> _Given instruction_: Without the pictures, output the records below word for word.

(Plotting code records)

◆ ◆ ◆ ◆

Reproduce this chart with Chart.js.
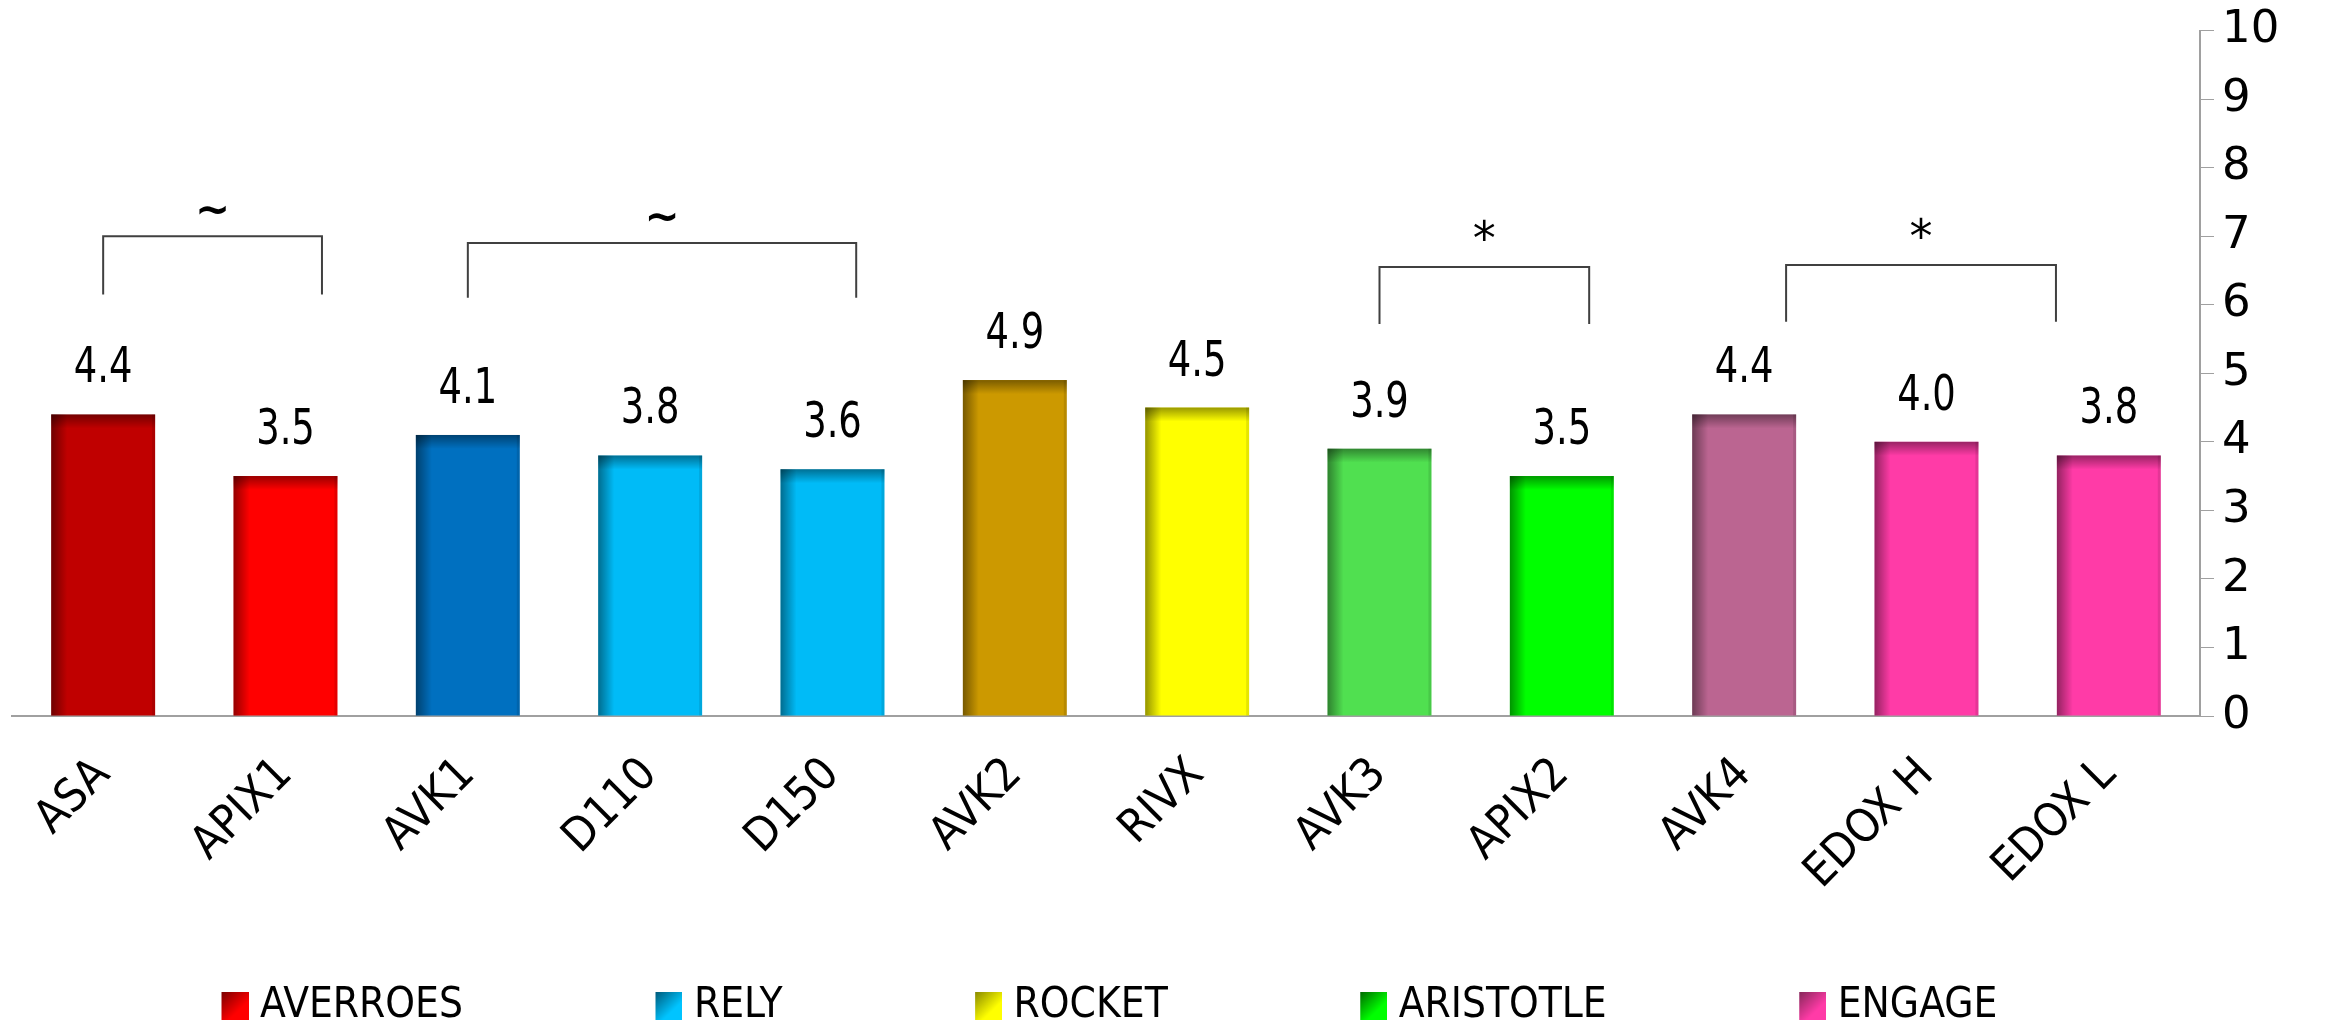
<!DOCTYPE html>
<html>
<head>
<meta charset="utf-8">
<script src="https://cdn.jsdelivr.net/npm/chart.js@4/dist/chart.umd.min.js"></script>
<style>
  html, body { margin: 0; padding: 0; background: #fff; }
  #wrap { width: 2330px; height: 1023px; }
</style>
</head>
<body>
<div id="wrap"><canvas id="chart"></canvas></div>
<script>
// Bars
const labels = ['ASA', 'APIX1', 'AVK1', 'D110', 'D150', 'AVK2', 'RIVX', 'AVK3', 'APIX2', 'AVK4', 'EDOX H', 'EDOX L'];
const values = [4.4, 3.5, 4.1, 3.8, 3.6, 4.9, 4.5, 3.9, 3.5, 4.4, 4.0, 3.8];
const barColors = ['#c00000', '#ff0000', '#0070c0', '#00bbf7', '#00bbf7', '#cc9900', '#ffff00',
                   '#50e050', '#00ff00', '#bb6591', '#ff3ba7', '#ff3ba7'];

// Legend: one entry per trial
const trials = ['AVERROES', 'RELY', 'ROCKET', 'ARISTOTLE', 'ENGAGE'];
const trialDark = ['#7a0000', '#005a7a', '#8a8a00', '#006a00', '#86285a'];
const trialBright = ['#ff0000', '#00c4ff', '#ffff00', '#00ff00', '#ff3ba7'];

// Comparison brackets (category index range, bracket height in axis units)
const brackets = [
  { from: 0, to: 1.2,  top: 7.0, leg: 6.15, mark: '~' },
  { from: 2, to: 4.13, top: 6.9, leg: 6.1,  mark: '~' },
  { from: 7, to: 8.15, top: 6.55, leg: 5.72, mark: '*' },
  { from: 9.23, to: 10.71, top: 6.58, leg: 5.75, mark: '*' }
];

const yTicks = [0, 1, 2, 3, 4, 5, 6, 7, 8, 9, 10];

const NARROW = '"DejaVu Sans Condensed", "DejaVu Sans", sans-serif';
const WIDE = '"DejaVu Sans", Verdana, sans-serif';
const LEGEND_FONT = 42;
const SLOT = 200;   // legend slot width in front of each label

// legend swatch: gradient box at the right end of a transparent strip,
// so that it sits just before the label text
function swatch(i) {
  const c = document.createElement('canvas');
  c.width = SLOT + 19; c.height = 28;
  const g = c.getContext('2d');
  const x0 = c.width - 27;
  const gr = g.createLinearGradient(x0, 0, c.width, 28);
  gr.addColorStop(0, trialDark[i]);
  gr.addColorStop(0.65, trialBright[i]);
  g.fillStyle = gr;
  g.fillRect(x0, 0, 27, 28);
  return c;
}

const decor = {
  id: 'decor',
  afterLayout(chart) {
    // legend sits a little lower and is centred under the plot, not the canvas
    const lg = chart.legend;
    lg.left += 17; lg.right += 17;
    lg.top += 14; lg.bottom += 14;
  },
  afterDatasetsDraw(chart) {
    const { ctx, scales: { x, y } } = chart;
    const meta = chart.getDatasetMeta(0);
    ctx.save();
    meta.data.forEach((bar, i) => {
      const l = bar.x - bar.width / 2, t = bar.y, w = bar.width, h = bar.base - bar.y;
      // shaded left edge and top
      let g = ctx.createLinearGradient(l, 0, l + 16, 0);
      g.addColorStop(0, 'rgba(0,0,0,0.42)');
      g.addColorStop(1, 'rgba(0,0,0,0)');
      ctx.fillStyle = g;
      ctx.fillRect(l, t, 16, h);
      g = ctx.createLinearGradient(0, t, 0, t + 14);
      g.addColorStop(0, 'rgba(0,0,0,0.4)');
      g.addColorStop(1, 'rgba(0,0,0,0)');
      ctx.fillStyle = g;
      ctx.fillRect(l, t, w, 14);
      ctx.fillStyle = 'rgba(0,0,0,0.1)';
      ctx.fillRect(l + w - 3, t, 3, h);

      // value above the bar, condensed
      ctx.save();
      ctx.translate(bar.x, t - 45);
      ctx.scale(0.82, 1);
      ctx.fillStyle = '#000';
      ctx.font = '50px ' + NARROW;
      ctx.textAlign = 'center';
      ctx.textBaseline = 'middle';
      ctx.fillText(values[i].toFixed(1), 0, 0);
      ctx.restore();
    });

    brackets.forEach(b => {
      const x0 = x.getPixelForValue(b.from), x1 = x.getPixelForValue(b.to);
      const yt = y.getPixelForValue(b.top), yl = y.getPixelForValue(b.leg);
      ctx.strokeStyle = '#404040';
      ctx.lineWidth = 2;
      ctx.beginPath();
      ctx.moveTo(x0, yl);
      ctx.lineTo(x0, yt);
      ctx.lineTo(x1, yt);
      ctx.lineTo(x1, yl);
      ctx.stroke();
      ctx.fillStyle = '#000';
      ctx.font = (b.mark === '~' ? 'bold 42px ' : '46px ') + WIDE;
      ctx.textAlign = 'center';
      ctx.textBaseline = 'bottom';
      ctx.fillText(b.mark, (x0 + x1) / 2, yt - 2);
    });
    ctx.restore();
  }
};

new Chart(document.getElementById('chart'), {
  type: 'bar',
  data: {
    labels: labels,
    datasets: [{
      data: values,
      backgroundColor: barColors,
      borderWidth: 0,
      categoryPercentage: 1,
      barPercentage: 0.57
    }]
  },
  options: {
    responsive: true,
    maintainAspectRatio: false,
    animation: false,
    layout: { padding: { left: 12, top: 0, right: 0, bottom: 0 } },
    plugins: {
      tooltip: { enabled: false },
      legend: {
        position: 'bottom',
        align: 'start',
        onClick: null,
        labels: {
          usePointStyle: true,
          pointStyleWidth: SLOT,
          padding: 10,
          color: '#000',
          font: { size: LEGEND_FONT, family: NARROW },
          generateLabels: () => trials.map((t, i) => ({
            text: t, pointStyle: swatch(i), fillStyle: trialBright[i], strokeStyle: trialBright[i],
            lineWidth: 0, hidden: false, index: i
          }))
        }
      }
    },
    scales: {
      x: {
        grid: { display: false },
        border: { color: '#a0a0a0', width: 2 },
        ticks: {
          color: '#000',
          font: { size: 46, family: NARROW },
          minRotation: 45,
          maxRotation: 45,
          padding: 24
        },
        afterFit: s => { s.height = 245; }
      },
      y: {
        position: 'right',
        min: 0,
        max: 10,
        afterBuildTicks: s => { s.ticks = yTicks.map(v => ({ value: v })); },
        grid: { drawOnChartArea: false, drawTicks: true, tickLength: 14, color: '#a0a0a0' },
        border: { color: '#a0a0a0', width: 2 },
        ticks: { color: '#000', font: { size: 45, family: WIDE, lineHeight: 1.0 }, padding: 8 },
        afterFit: s => { s.width = 130; }
      }
    }
  },
  plugins: [decor]
});
</script>
</body>
</html>
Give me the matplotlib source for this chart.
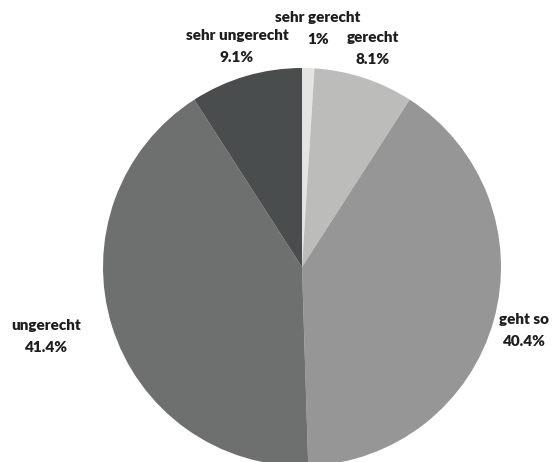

◆ ◆ ◆ ◆

> _The solution_:
Reproduce this chart with Chart.js.
<!DOCTYPE html>
<html>
<head>
<meta charset="utf-8">
<script src="https://cdn.jsdelivr.net/npm/chart.js@4/dist/chart.umd.min.js"></script>
<style>
  html, body { margin: 0; padding: 0; background: #fff; }
  #wrap { width: 2330px; height: 1023px; }
</style>
</head>
<body>
<div id="wrap"><canvas id="chart"></canvas></div>
<script>
// Bars
const labels = ['ASA', 'APIX1', 'AVK1', 'D110', 'D150', 'AVK2', 'RIVX', 'AVK3', 'APIX2', 'AVK4', 'EDOX H', 'EDOX L'];
const values = [4.4, 3.5, 4.1, 3.8, 3.6, 4.9, 4.5, 3.9, 3.5, 4.4, 4.0, 3.8];
const barColors = ['#c00000', '#ff0000', '#0070c0', '#00bbf7', '#00bbf7', '#cc9900', '#ffff00',
                   '#50e050', '#00ff00', '#bb6591', '#ff3ba7', '#ff3ba7'];

// Legend: one entry per trial
const trials = ['AVERROES', 'RELY', 'ROCKET', 'ARISTOTLE', 'ENGAGE'];
const trialDark = ['#7a0000', '#005a7a', '#8a8a00', '#006a00', '#86285a'];
const trialBright = ['#ff0000', '#00c4ff', '#ffff00', '#00ff00', '#ff3ba7'];

// Comparison brackets (category index range, bracket height in axis units)
const brackets = [
  { from: 0, to: 1.2,  top: 7.0, leg: 6.15, mark: '~' },
  { from: 2, to: 4.13, top: 6.9, leg: 6.1,  mark: '~' },
  { from: 7, to: 8.15, top: 6.55, leg: 5.72, mark: '*' },
  { from: 9.23, to: 10.71, top: 6.58, leg: 5.75, mark: '*' }
];

const yTicks = [0, 1, 2, 3, 4, 5, 6, 7, 8, 9, 10];

const NARROW = '"DejaVu Sans Condensed", "DejaVu Sans", sans-serif';
const WIDE = '"DejaVu Sans", Verdana, sans-serif';
const LEGEND_FONT = 42;
const SLOT = 200;   // legend slot width in front of each label

// legend swatch: gradient box at the right end of a transparent strip,
// so that it sits just before the label text
function swatch(i) {
  const c = document.createElement('canvas');
  c.width = SLOT + 19; c.height = 28;
  const g = c.getContext('2d');
  const x0 = c.width - 27;
  const gr = g.createLinearGradient(x0, 0, c.width, 28);
  gr.addColorStop(0, trialDark[i]);
  gr.addColorStop(0.65, trialBright[i]);
  g.fillStyle = gr;
  g.fillRect(x0, 0, 27, 28);
  return c;
}

const decor = {
  id: 'decor',
  afterLayout(chart) {
    // legend sits a little lower and is centred under the plot, not the canvas
    const lg = chart.legend;
    lg.left += 17; lg.right += 17;
    lg.top += 14; lg.bottom += 14;
  },
  afterDatasetsDraw(chart) {
    const { ctx, scales: { x, y } } = chart;
    const meta = chart.getDatasetMeta(0);
    ctx.save();
    meta.data.forEach((bar, i) => {
      const l = bar.x - bar.width / 2, t = bar.y, w = bar.width, h = bar.base - bar.y;
      // shaded left edge and top
      let g = ctx.createLinearGradient(l, 0, l + 16, 0);
      g.addColorStop(0, 'rgba(0,0,0,0.42)');
      g.addColorStop(1, 'rgba(0,0,0,0)');
      ctx.fillStyle = g;
      ctx.fillRect(l, t, 16, h);
      g = ctx.createLinearGradient(0, t, 0, t + 14);
      g.addColorStop(0, 'rgba(0,0,0,0.4)');
      g.addColorStop(1, 'rgba(0,0,0,0)');
      ctx.fillStyle = g;
      ctx.fillRect(l, t, w, 14);
      ctx.fillStyle = 'rgba(0,0,0,0.1)';
      ctx.fillRect(l + w - 3, t, 3, h);

      // value above the bar, condensed
      ctx.save();
      ctx.translate(bar.x, t - 45);
      ctx.scale(0.82, 1);
      ctx.fillStyle = '#000';
      ctx.font = '50px ' + NARROW;
      ctx.textAlign = 'center';
      ctx.textBaseline = 'middle';
      ctx.fillText(values[i].toFixed(1), 0, 0);
      ctx.restore();
    });

    brackets.forEach(b => {
      const x0 = x.getPixelForValue(b.from), x1 = x.getPixelForValue(b.to);
      const yt = y.getPixelForValue(b.top), yl = y.getPixelForValue(b.leg);
      ctx.strokeStyle = '#404040';
      ctx.lineWidth = 2;
      ctx.beginPath();
      ctx.moveTo(x0, yl);
      ctx.lineTo(x0, yt);
      ctx.lineTo(x1, yt);
      ctx.lineTo(x1, yl);
      ctx.stroke();
      ctx.fillStyle = '#000';
      ctx.font = (b.mark === '~' ? 'bold 42px ' : '46px ') + WIDE;
      ctx.textAlign = 'center';
      ctx.textBaseline = 'bottom';
      ctx.fillText(b.mark, (x0 + x1) / 2, yt - 2);
    });
    ctx.restore();
  }
};

new Chart(document.getElementById('chart'), {
  type: 'bar',
  data: {
    labels: labels,
    datasets: [{
      data: values,
      backgroundColor: barColors,
      borderWidth: 0,
      categoryPercentage: 1,
      barPercentage: 0.57
    }]
  },
  options: {
    responsive: true,
    maintainAspectRatio: false,
    animation: false,
    layout: { padding: { left: 12, top: 0, right: 0, bottom: 0 } },
    plugins: {
      tooltip: { enabled: false },
      legend: {
        position: 'bottom',
        align: 'start',
        onClick: null,
        labels: {
          usePointStyle: true,
          pointStyleWidth: SLOT,
          padding: 10,
          color: '#000',
          font: { size: LEGEND_FONT, family: NARROW },
          generateLabels: () => trials.map((t, i) => ({
            text: t, pointStyle: swatch(i), fillStyle: trialBright[i], strokeStyle: trialBright[i],
            lineWidth: 0, hidden: false, index: i
          }))
        }
      }
    },
    scales: {
      x: {
        grid: { display: false },
        border: { color: '#a0a0a0', width: 2 },
        ticks: {
          color: '#000',
          font: { size: 46, family: NARROW },
          minRotation: 45,
          maxRotation: 45,
          padding: 24
        },
        afterFit: s => { s.height = 245; }
      },
      y: {
        position: 'right',
        min: 0,
        max: 10,
        afterBuildTicks: s => { s.ticks = yTicks.map(v => ({ value: v })); },
        grid: { drawOnChartArea: false, drawTicks: true, tickLength: 14, color: '#a0a0a0' },
        border: { color: '#a0a0a0', width: 2 },
        ticks: { color: '#000', font: { size: 45, family: WIDE, lineHeight: 1.0 }, padding: 8 },
        afterFit: s => { s.width = 130; }
      }
    }
  },
  plugins: [decor]
});
</script>
</body>
</html>
Give me the matplotlib source for this chart.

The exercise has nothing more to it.